Pediatric Leadership Stuck in Diversity Void

Marcia Frellick

March 09, 2015

As the US population of children becomes increasingly diverse, the diversity of pediatricians has not kept pace, especially at the top of the field.

Fernando Mendoza, MD, MPH, from the Department of Pediatrics, Stanford University School of Medicine, California, and colleagues sent surveys to 131 US pediatric department chairs to evaluate whether an institution had a diversity plan, which groups were targeted, whether there was cultural competency training, and how successful they perceived their program to be.

Their results were published online March 9 in Pediatrics.

The researchers found that women were progressively less represented at higher ranks. Although they made up 75% of the residents, they made up only 54% of faculty and 26% of chairs.

Racial and ethnic diversity also was limited across the board among trainees, faculty, and leaders. Only 10% of each group was black, Hispanic, or Native American.

Asian Americans were more common among trainees (15% - 33%) but were not often found in faculty and top leadership (0% - 14%). The authors note that these low numbers are not unique to pediatrics but are a challenge overall in medicine.

Half of US Infants Are Minorities

At the same time, the child population has changed. In 2010, 50.4% of infants in the United States were minorities, and 1 in 4 children currently lives in an immigrant family.

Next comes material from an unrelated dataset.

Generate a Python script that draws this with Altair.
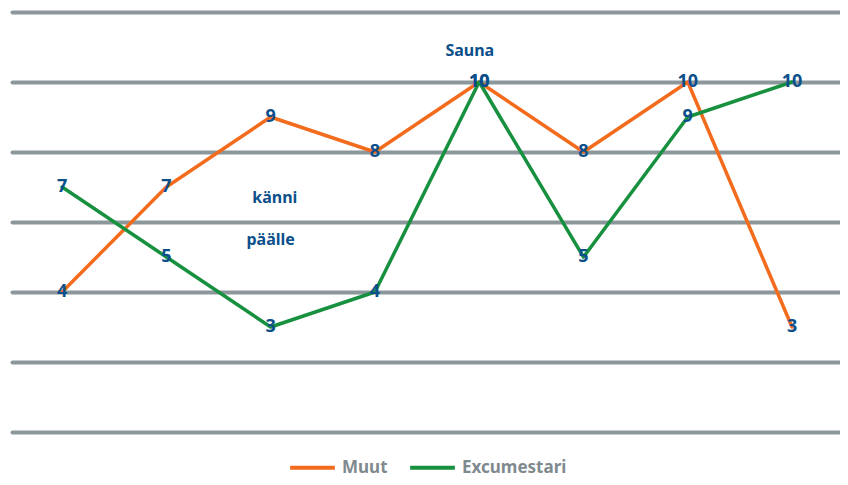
import altair as alt
import pandas as pd

# ---- data ----
idx = [0, 1, 2, 3, 4, 5, 6, 7]
muut = [4, 7, 9, 8, 10, 8, 10, 3]
excu = [7, 5, 3, 4, 10, 5, 9, 10]
series_names = ["Muut", "Excumestari"]
grid_values = [0, 2, 4, 6, 8, 10, 12]

ann_text = ["Sauna", "känni", "päälle"]
ann_x = [3.91, 2.04, 2.0]
ann_y = [10.9, 6.7, 5.5]

ORANGE = "#f36c1e"
GREEN = "#17903f"
BLUE = "#0c4f8b"
GRID = "#8b979b"
FONT = "Noto Sans"

df = pd.DataFrame({
    "i": idx * 2,
    "v": muut + excu,
    "s": ["Muut"] * len(idx) + ["Excumestari"] * len(idx),
})
ann = pd.DataFrame({"t": ann_text, "i": ann_x, "v": ann_y})

x = alt.X("i:Q", scale=alt.Scale(domain=[-0.48, 7.46], nice=False, zero=False), axis=None)
y = alt.Y(
    "v:Q",
    scale=alt.Scale(domain=[0, 12], nice=False),
    axis=alt.Axis(values=grid_values, grid=True, labels=False, ticks=False,
                  domain=False, title=None, gridColor=GRID, gridWidth=4,
                  gridCap="round", gridOpacity=1),
)

lines = alt.Chart(df).mark_line(strokeWidth=3.5, strokeCap="round", strokeJoin="round").encode(
    x=x, y=y,
    color=alt.Color(
        "s:N",
        scale=alt.Scale(domain=series_names, range=[ORANGE, GREEN]),
        sort=series_names,
        legend=alt.Legend(
            title=None, orient="none", legendX=276, legendY=431,
            direction="horizontal", symbolType="stroke", symbolSize=2000,
            symbolStrokeWidth=4, labelColor="#7f8a8f", labelFontSize=17,
            labelFont=FONT, labelFontWeight="bold", columnPadding=14,
            labelOffset=5,
        ),
    ),
)

labels = alt.Chart(df).mark_text(
    font=FONT, fontSize=18, fontWeight="bold", color=BLUE, baseline="middle"
).encode(x=x, y=y, text="v:Q")

notes = alt.Chart(ann).mark_text(
    font=FONT, fontSize=16, fontWeight="bold", color=BLUE, baseline="middle"
).encode(x=x, y=y, text="t:N")

chart = (lines + labels + notes).properties(
    width=828, height=420,
    padding={"left": 4, "top": 4, "right": 0, "bottom": 45},
    autosize="none",
).configure_view(strokeOpacity=0)

chart.save("out.html", embed_options={"renderer": "svg", "actions": False})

Of the 49.6% of the chairs who responded to the survey, three fourths reported having a plan for diversity, including race, sex, ethnicity, disability status, and sexual orientation. Overall, 69% reported that their diversity efforts were successful.

Diversity measures included the number of trainees and faculty, promotions, climate assessments, and exit interviews.

Regarding underrepresentation of women at the top, coauthor Leslie Walker, MD, from the Department of Pediatrics, University of Washington School of Medicine, Seattle, told Medscape Medical News that conventional thinking has been that it will just take time for women to rise in pediatric leadership. However, since the sex percentages evened out in 2003, she said, the trend is not there. "That should have already happened if it were going to happen in some natural way."

Far from being an issue of political correctness, she said, lack of diversity is stunting the growth of pediatrics. Without more points of view and cultural competence, the field cannot achieve the excellence the health system demands. Discrepancies in care are not disappearing, she said, and part of the reason is that the people looking for solutions may not have the same investment in the outcomes if they are not in the group directly affected by them.

"One of the interesting things about the paper is that most of the people who replied in general felt pretty good about what they have done thus far, so I think what we're hoping is that there will be a different bar.... We have to have a different understanding of what's missing," she said.

What is missing is particularly striking in California, Dr Mendoza told Medscape Medical News: "In California, "50% of all the children being born are Latinos, and we have 5% Latino pediatricians."

Problems Plague Pipeline

One problem is the pipeline, the authors say. Citing data from the Association of American Medical Colleges, they found that from 2002 to 2012, there was no change in the proportion of medical school graduates who were black or Native American (7% and 0.8%, respectively). The proportion of Latinos rose slightly, going from 6% to 7.8%.

However, other gaps need to be addressed, and to that end, the researchers offer nine points of action for departments, the Accreditation Council for Graduate Medical Education, and pediatric organizations.

Dr Mendoza said that because workforce diversity is not a change that can come quickly, the field also urgently needs to focus on cultural competency care. Among the needs are learning language and cultural histories and cultural beliefs, such as preference for shaking hands or whether a patient wants to be touched at all.

It is not just the quality of care, he said, but efficiency of care that is at stake. Without the training, it takes more time to establish trust and understand cultural issues.

"Effective medicine comes from having effective relationships between patients and their doctors," he said.

The authors have disclosed no relevant financial relationships.

Pediatrics. Published online March 9, 2015.